Soy pecadora, somos todos pobres pecadores, excepto la Madre Inmaculada que justamente celebramos con alegría grande en estos días, pero todos los cristianos estamos llamados también a hacer lo que decía Pablo a los cristianos de Colosas: “Completo en mi carne lo que falta a la pasión de Cristo” (1, 24), comprendiendo bien el sentido que el Apóstol da a estas palabras, que explícitamente refiere “a favor de su Cuerpo, que es la Iglesia”.

Más que detenerme en sugerencias concretas, quiero contemplar e imitar el corazón de san Pablo, su amor ardiente a Cristo, vida de su vida, razón de todo su apostolado y sufrimientos. Amor también a la Iglesia, y en la Iglesia, a todos: judíos y gentiles. Para Pablo no hay barreras de raza, género, cultura.
A é sólo le preocupa e interesa que todos vayamos hacia la única meta, que es nuestro Salvador Jesucristo.
Esto me queda como síntesis del tercer capítulo tan denso de la carta a los Filipenses, al tiempo que como oración y petición que el Espíritu me vaya formando cada vez un poco más a imagen de Jesucristo Maestro, siguiendo las huellas, las sendas trazadas por Pablo, y de forma también cercana aunque siempre en la misma línea, por el beato Santiago Alberione.

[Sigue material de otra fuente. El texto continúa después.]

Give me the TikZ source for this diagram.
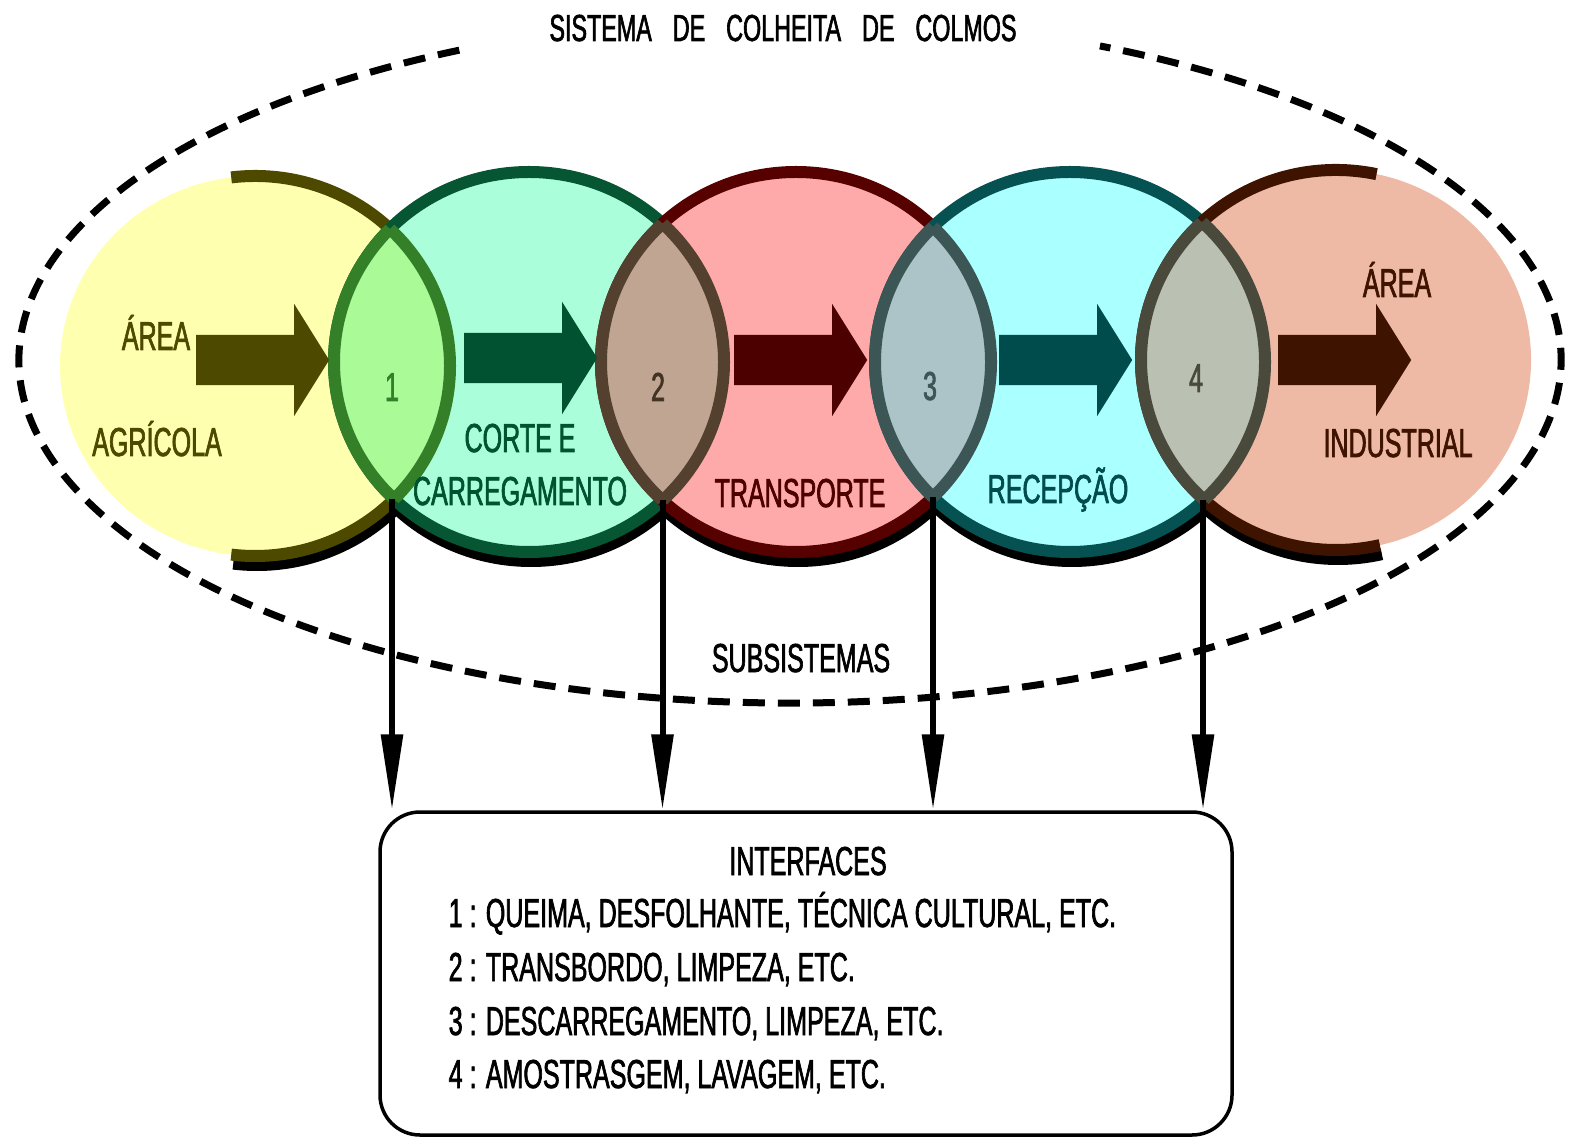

Y Oro la Palabra con la Palabra

He iniciado hace muchos días, casi al comienzo del Adviento, esta reflexión que concluyo en unos minutos el día de la Navidad.
Mi oración será, en pleno clima navideño, el cántico que la Iglesia cantará en las primeras Vísperas de la Epifanía, tomadas de la I Timoteo 3, 16:

Alabad al Señor, todas las naciones.

Cristo, manifestado en la carne,
justificado en el Espíritu.

Cristo, contemplado por los ángeles,
predicado a los paganos.

Cristo, creído en el mundo,
llevado a la gloria.

Alabad al Señor, todas las naciones.